The league has now been blocked by BCCI’s Anti-corruption Unit (ACU). “We intercepted them at the stage of team selections. We sent out an advisory to all our registered players not to participate,” said BCCI ACU head Ajit Singh.
But for the intervention, the first delivery in the league would have been bowled on Aug 11 at Hapur town in Uttar Pradesh. As has been the case in unauthorised leagues, the matches were to be streamed on YouTube, which is seen as facilitating illegal betting.
The matches were to be organised by a man based in New Delhi under the umbrella of NCR cricket association. The league’s social media page had invited ‘India players, Ranji players and board players’ to participate.

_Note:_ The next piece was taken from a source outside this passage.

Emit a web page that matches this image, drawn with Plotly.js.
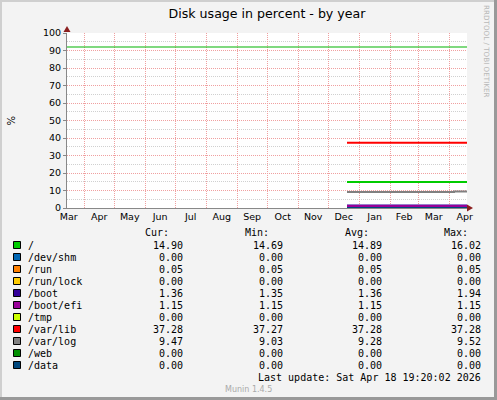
<!DOCTYPE html>
<html>
<head>
<meta charset="utf-8">
<script src="https://cdn.plot.ly/plotly-3.0.1.min.js"></script>
<style>html,body{margin:0;padding:0;background:#f3f3f3;}#chart{width:497px;height:400px;}</style>
</head>
<body>
<div id="chart"></div>
<script>
// ---- data ----
const seriesNames = ["/", "/dev/shm", "/run", "/run/lock", "/boot", "/boot/efi", "/tmp", "/var/lib", "/var/log", "/web", "/data"];
const seriesColors = ["#00CC00", "#0066B3", "#FF8000", "#FFCC00", "#330099", "#990099", "#CCFF00", "#FF0000", "#808080", "#008F00", "#00487D"];
const sampleDates = ["2025-12-19 19:20", "2026-04-05 19:20", "2026-04-18 19:20"];
const valRoot    = [14.90, 14.90, 14.90];
const valDevShm  = [0.00, 0.00, 0.00];
const valRun     = [0.05, 0.05, 0.05];
const valRunLock = [0.00, 0.00, 0.00];
const valBoot    = [1.36, 1.36, 1.36];
const valBootEfi = [1.15, 1.15, 1.15];
const valTmp     = [0.00, 0.00, 0.00];
const valVarLib  = [37.28, 37.28, 37.28];
const valVarLog  = [9.10, 9.50, 9.50];
const valWeb     = [0.00, 0.00, 0.00];
const valData    = [0.00, 0.00, 0.00];
const curVals = ["14.90", "0.00", "0.05", "0.00", "1.36", "1.15", "0.00", "37.28", "9.47", "0.00", "0.00"];
const minVals = ["14.69", "0.00", "0.05", "0.00", "1.35", "1.15", "0.00", "37.27", "9.03", "0.00", "0.00"];
const avgVals = ["14.89", "0.00", "0.05", "0.00", "1.36", "1.15", "0.00", "37.28", "9.28", "0.00", "0.00"];
const maxVals = ["16.02", "0.00", "0.05", "0.00", "1.94", "1.15", "0.00", "37.28", "9.52", "0.00", "0.00"];
const warnLevel = 92;
const rangeStart = "2025-03-14 19:20";
const rangeEnd = "2026-04-18 19:20";
const yTickVals = [0, 10, 20, 30, 40, 50, 60, 70, 80, 90, 100];
const titleText = "Disk usage in percent - by year";
const lastUpdate = "Last update: Sat Apr 18 19:20:02 2026";
const footer = "Munin 1.4.5";
const sideText = "RRDTOOL / TOBI OETIKER";

const allValues = [valRoot, valDevShm, valRun, valRunLock, valBoot, valBootEfi, valTmp, valVarLib, valVarLog, valWeb, valData];

// ---- geometry helpers (pixel -> paper) ----
const W = 497, H = 400, L = 67, R = 467, T = 33, B = 208;
const px = x => (x - L) / (R - L);
const py = y => (B - y) / (B - T);

const traces = seriesNames.map((n, i) => ({
  x: sampleDates, y: allValues[i], type: "scatter", mode: "lines",
  line: {color: seriesColors[i], width: 2, shape: "hv"}, name: n, hoverinfo: "skip"
}));

const mono = {family: "DejaVu Sans Mono", size: 10, color: "#000"};
const annotations = [];
const shapes = [];

// headers
[["Cur:", 171], ["Min:", 271], ["Avg:", 370.5], ["Max:", 470]].forEach(([t, xr]) => {
  annotations.push({text: t, xref: "paper", yref: "paper", x: px(xr), y: py(232.5), xanchor: "right", yanchor: "middle", showarrow: false, font: mono});
});
seriesNames.forEach((n, i) => {
  const yc = 245 + i * 12;
  shapes.push({type: "rect", xref: "paper", yref: "paper", x0: px(13.5), x1: px(20.5), y0: py(yc - 3.5), y1: py(yc + 3.5), fillcolor: seriesColors[i], line: {color: "#000", width: 1}});
  annotations.push({text: n, xref: "paper", yref: "paper", x: px(26), y: py(yc), xanchor: "left", yanchor: "middle", showarrow: false, font: mono});
  [[curVals, 185], [minVals, 285], [avgVals, 384], [maxVals, 483]].forEach(([arr, xr]) => {
    annotations.push({text: arr[i], xref: "paper", yref: "paper", x: px(xr), y: py(yc), xanchor: "right", yanchor: "middle", showarrow: false, font: mono});
  });
});
annotations.push({text: lastUpdate, xref: "paper", yref: "paper", x: px(483), y: py(377), xanchor: "right", yanchor: "middle", showarrow: false, font: mono});
annotations.push({text: footer, xref: "paper", yref: "paper", x: px(248.5), y: py(389), xanchor: "center", yanchor: "middle", showarrow: false, font: {family: "DejaVu Sans", size: 8, color: "#aaa"}});
annotations.push({text: sideText, xref: "paper", yref: "paper", x: px(487), y: py(51), xanchor: "center", yanchor: "middle", textangle: 90, showarrow: false, font: {family: "DejaVu Sans", size: 7.2, color: "#b8b8b8"}});
annotations.push({text: "%", xref: "paper", yref: "paper", x: px(10.5), y: py(121), xanchor: "center", yanchor: "middle", textangle: -90, showarrow: false, font: {family: "DejaVu Sans", size: 10, color: "#000"}});

// warning level line
shapes.push({type: "line", xref: "paper", yref: "y", x0: 0, x1: 1, y0: warnLevel, y1: warnLevel, line: {color: "#00B400", width: 1.2}, layer: "above"});
// axis arrows
shapes.push({type: "path", xref: "paper", yref: "paper", path: `M ${px(63.5)} ${py(32)} L ${px(70.5)} ${py(32)} L ${px(67)} ${py(26)} Z`, fillcolor: "#8b1f1f", line: {width: 0}, layer: "above"});
shapes.push({type: "path", xref: "paper", yref: "paper", path: `M ${px(467)} ${py(204.5)} L ${px(467)} ${py(211.5)} L ${px(473)} ${py(208)} Z`, fillcolor: "#8b1f1f", line: {width: 0}, layer: "above"});
// outer frame
shapes.push({type: "rect", xref: "paper", yref: "paper", x0: px(0), x1: px(2), y0: py(0), y1: py(400), fillcolor: "#cfcfcf", line: {width: 0}});
shapes.push({type: "rect", xref: "paper", yref: "paper", x0: px(0), x1: px(497), y0: py(0), y1: py(2), fillcolor: "#cfcfcf", line: {width: 0}});
shapes.push({type: "rect", xref: "paper", yref: "paper", x0: px(494), x1: px(497), y0: py(0), y1: py(400), fillcolor: "#999", line: {width: 0}});
shapes.push({type: "rect", xref: "paper", yref: "paper", x0: px(0), x1: px(497), y0: py(397), y1: py(400), fillcolor: "#999", line: {width: 0}});

const layout = {
  width: W, height: H,
  margin: {l: L, r: W - R, t: T, b: H - B, pad: 0},
  paper_bgcolor: "#f3f3f3", plot_bgcolor: "#ffffff",
  showlegend: false,
  title: {text: titleText, font: {family: "DejaVu Sans", size: 12.6, color: "#000"}, x: 0.5, xref: "paper", xanchor: "center", y: 1 - 14 / H, yref: "container", yanchor: "middle"},
  font: {family: "DejaVu Sans", size: 9.5, color: "#000"},
  xaxis: {
    type: "date", range: [rangeStart, rangeEnd], tick0: "2025-01-01", dtick: "M1", tickformat: "%b",
    ticklabelmode: "period", showgrid: true, gridcolor: "#f0a0a0", griddash: "1px,1px", gridwidth: 1,
    showline: true, linecolor: "#888", linewidth: 1, ticks: "", zeroline: false, fixedrange: true,
    tickfont: {family: "DejaVu Sans", size: 9.5, color: "#000"}
  },
  yaxis: {
    range: [0, 100], tickvals: yTickVals, showgrid: true, gridcolor: "#f0a0a0", griddash: "1px,1px", gridwidth: 1,
    minor: {dtick: 5, tick0: 0, showgrid: true, gridcolor: "#d0d0d0", griddash: "1px,1px", gridwidth: 1, ticks: ""},
    showline: true, linecolor: "#888", linewidth: 1, ticks: "outside", ticklen: 3, tickcolor: "#888", zeroline: false, fixedrange: true,
    tickfont: {family: "DejaVu Sans", size: 9.5, color: "#000"}
  },
  annotations: annotations, shapes: shapes
};

Plotly.newPlot("chart", traces, layout, {staticPlot: true, displayModeBar: false});
</script>
</body>
</html>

Many such local leagues, as well as fake ones with no professional cricketers in it, have proliferated during the Covid-19 lockdown to make up for the absence of live cricket, on which there is heavy betting.

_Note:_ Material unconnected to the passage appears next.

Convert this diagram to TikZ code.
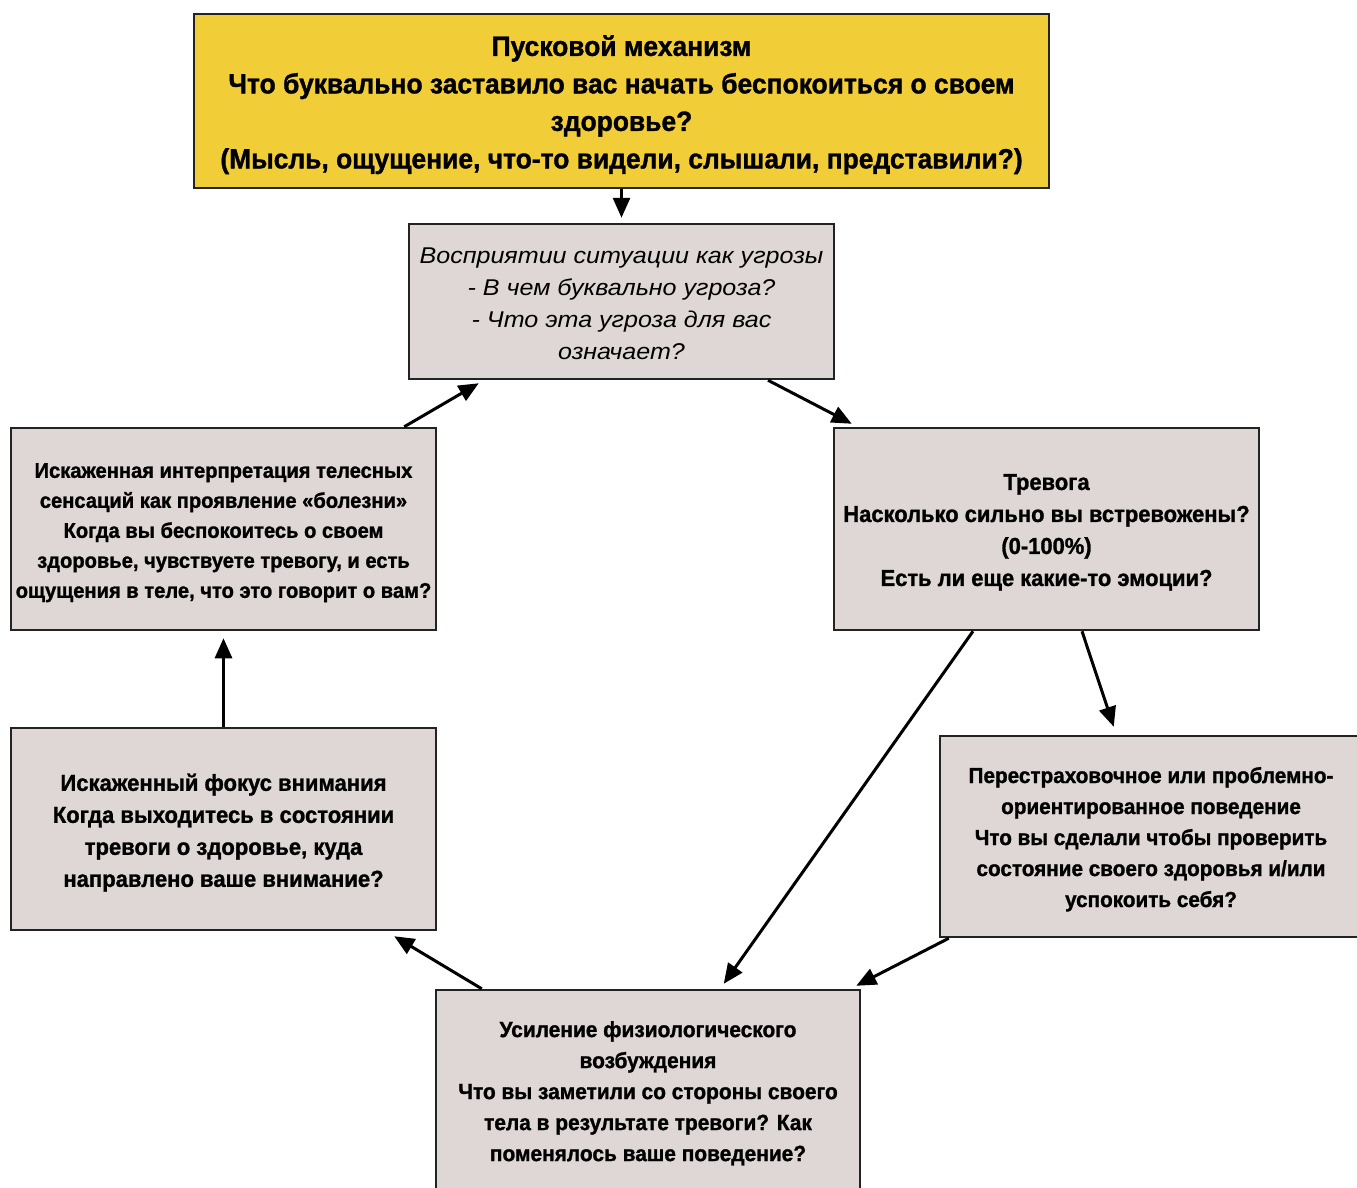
\documentclass[tikz,border=0pt]{standalone}
\usepackage{fontspec}
\setmainfont{Liberation Sans}[FakeStretch=0.95,BoldFeatures={FakeBold=1.2}]
\newfontfamily\threatfont{Liberation Sans}[FakeStretch=1.1]
\usetikzlibrary{arrows.meta}
\definecolor{boxfill}{RGB}{222,215,214}
\definecolor{trigger}{RGB}{241,206,56}
\definecolor{edgec}{RGB}{35,35,35}
\newcommand\liftby[1]{\rule{0pt}{#1}}
\begin{document}
\begin{tikzpicture}[x=1pt,y=-1pt,
  box/.style={draw=edgec,line width=2.5pt,fill=boxfill,rectangle,inner sep=0pt,align=center,minimum width=425pt,minimum height=202pt},
  arr/.style={draw=black,line width=3pt,-{Triangle[length=20pt,width=17pt]}}]
\useasboundingbox (0,0) rectangle (1357,1187);
\clip (0,0) rectangle (1357,1187);
\node[box,fill=trigger,minimum width=855pt,minimum height=174pt,font=\bfseries\fontsize{27.8}{37.5}\selectfont] (trig) at (621.5,101)
 {\liftby{28pt}Пусковой механизм\\Что буквально заставило вас начать беспокоиться о своем\\здоровье?\\(Мысль, ощущение, что-то видели, слышали, представили?)};
\node[box,minimum width=425pt,minimum height=155pt,font=\threatfont\itshape\fontsize{22.8}{32}\selectfont] (threat) at (621.5,301.5)
 {\liftby{21pt}Восприятии ситуации как угрозы\\- В чем буквально угроза?\\- Что эта угроза для вас\\означает?};
\node[box,font=\bfseries\fontsize{21.2}{30}\selectfont] (interp) at (223.5,529)
 {\liftby{22pt}Искаженная интерпретация телесных\\сенсаций как проявление «болезни»\\Когда вы беспокоитесь о своем\\здоровье, чувствуете тревогу, и есть\\ощущения в теле, что это говорит о вам?};
\node[box,font=\bfseries\fontsize{23.1}{32}\selectfont] (anx) at (1046.5,529)
 {\liftby{22.5pt}Тревога\\Насколько сильно вы встревожены?\\(0-100\%)\\Есть ли еще какие-то эмоции?};
\node[box,font=\bfseries\fontsize{23.2}{32}\selectfont] (focus) at (223.5,829)
 {\liftby{24.5pt}Искаженный фокус внимания\\Когда выходитесь в состоянии\\тревоги о здоровье, куда\\направлено ваше внимание?};
\node[box,minimum width=422pt,minimum height=201pt,font=\bfseries\fontsize{21.8}{31}\selectfont] (safe) at (1151,836.5)
 {\liftby{21.5pt}Перестраховочное или проблемно-\\ориентированное поведение\\Что вы сделали чтобы проверить\\состояние своего здоровья и/или\\успокоить себя?};
\node[box,minimum width=424pt,minimum height=203pt,font=\bfseries\fontsize{22}{31}\selectfont] (arous) at (648,1091.5)
 {\liftby{19.5pt}Усиление физиологического\\возбуждения\\Что вы заметили со стороны своего\\тела в результате тревоги? Как\\поменялось ваше поведение?};
\draw[arr,shorten >=5pt] (trig.south) -- (threat.north);
\draw[arr] ([xshift=146.5pt]threat.south) -- ([xshift=19pt,yshift=3pt]anx.north west);
\draw[arr] ([xshift=35.5pt]anx.south) -- ([xshift=175pt,yshift=8pt]safe.north west);
\draw[arr] ([xshift=-73.5pt]anx.south) -- ([xshift=289pt,yshift=5pt]arous.north west);
\draw[arr] ([xshift=10pt]safe.south west) -- ([xshift=-5pt,yshift=3pt]arous.north east);
\draw[arr] ([xshift=47pt]arous.north west) -- ([xshift=-43pt,yshift=-5pt]focus.south east);
\draw[arr,shorten >=7pt] (focus.north) -- (interp.south);
\draw[arr] ([xshift=-33pt]interp.north east) -- ([xshift=71pt,yshift=-3pt]threat.south west);
\end{tikzpicture}
\end{document}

BCCI steps in to monitor, and intervene, only when its players are targets. “If they get our registered players and they get exposed to corruption at an elementary stage, it is not good for their careers or the game,” says Singh. “But if someone stages cricket with mohalla (street) cricketers, we can’t do anything.”

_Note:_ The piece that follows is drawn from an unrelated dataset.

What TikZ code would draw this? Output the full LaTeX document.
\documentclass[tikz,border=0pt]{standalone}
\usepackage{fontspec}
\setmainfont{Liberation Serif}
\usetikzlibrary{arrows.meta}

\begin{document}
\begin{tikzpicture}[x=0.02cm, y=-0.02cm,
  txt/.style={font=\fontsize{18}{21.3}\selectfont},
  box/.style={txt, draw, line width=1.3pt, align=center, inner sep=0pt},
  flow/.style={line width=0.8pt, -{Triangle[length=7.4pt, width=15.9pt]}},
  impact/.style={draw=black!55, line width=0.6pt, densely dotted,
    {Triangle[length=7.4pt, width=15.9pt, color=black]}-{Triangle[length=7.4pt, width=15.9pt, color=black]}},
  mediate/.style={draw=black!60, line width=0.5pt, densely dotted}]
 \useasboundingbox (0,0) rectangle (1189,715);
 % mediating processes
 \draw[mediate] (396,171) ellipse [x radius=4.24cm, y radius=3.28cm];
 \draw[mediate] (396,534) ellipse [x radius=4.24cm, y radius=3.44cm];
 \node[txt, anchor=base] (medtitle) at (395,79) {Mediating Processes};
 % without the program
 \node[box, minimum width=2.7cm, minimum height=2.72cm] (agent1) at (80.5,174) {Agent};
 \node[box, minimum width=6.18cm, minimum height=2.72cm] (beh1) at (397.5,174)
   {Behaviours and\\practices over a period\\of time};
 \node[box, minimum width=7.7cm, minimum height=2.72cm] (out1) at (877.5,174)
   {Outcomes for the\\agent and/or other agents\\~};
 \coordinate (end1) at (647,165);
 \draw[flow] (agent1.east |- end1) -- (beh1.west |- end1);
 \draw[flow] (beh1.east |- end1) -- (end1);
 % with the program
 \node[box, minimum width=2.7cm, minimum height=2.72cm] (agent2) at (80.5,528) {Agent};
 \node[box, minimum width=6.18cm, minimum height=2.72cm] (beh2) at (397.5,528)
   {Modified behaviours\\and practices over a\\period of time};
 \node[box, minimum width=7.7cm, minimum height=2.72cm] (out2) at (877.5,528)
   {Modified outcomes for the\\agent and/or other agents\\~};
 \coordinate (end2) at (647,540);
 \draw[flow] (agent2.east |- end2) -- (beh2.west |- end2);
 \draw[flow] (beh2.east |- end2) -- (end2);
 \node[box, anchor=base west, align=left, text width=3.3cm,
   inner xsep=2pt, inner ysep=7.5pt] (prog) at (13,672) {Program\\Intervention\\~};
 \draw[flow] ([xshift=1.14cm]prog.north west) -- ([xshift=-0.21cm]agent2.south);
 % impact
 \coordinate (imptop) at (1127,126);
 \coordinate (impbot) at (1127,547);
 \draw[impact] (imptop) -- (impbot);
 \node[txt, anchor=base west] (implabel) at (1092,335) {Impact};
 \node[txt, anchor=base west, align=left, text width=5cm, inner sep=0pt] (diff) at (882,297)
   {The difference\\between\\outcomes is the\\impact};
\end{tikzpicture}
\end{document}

The NCR cricket league’s social page has videos of player auctions held over snacks and tea in a small hall—players going for a few thousand rupees each—across six teams. The league is said to have been postponed, pending permission from the local administration. “Initially, they claimed to have Uttar Pradesh Cricket Association’s permission,” the ACU chief said.
The same organisers put out videos of ‘Hapur Premier League’, held earlier this year and promoted using the images of Kohli and the MPL brand. It was advertised as ‘the biggest tournament in Uttar Pradesh’. MPL denied having any contracts. “We have no contracts or deals with these leagues,” a MPL spokesman said.
With the fantasy gaming industry flourishing—a study expects entry fee for various contests to touch R16,500 crore this year—officials want tighter self-regulation.
Each leading platform has popular Indian cricketers as brand ambassadors, who are often not sure which leagues use their image. Recently, Dream Sports’ streaming website, Fan Code, came under scrutiny for tying up with Uva league, which turned out to be dubious. Fan Code claimed to be an aggrieved party, and a police probe is on.
“Fantasy platforms and streaming platforms should do due diligence,” says Singh.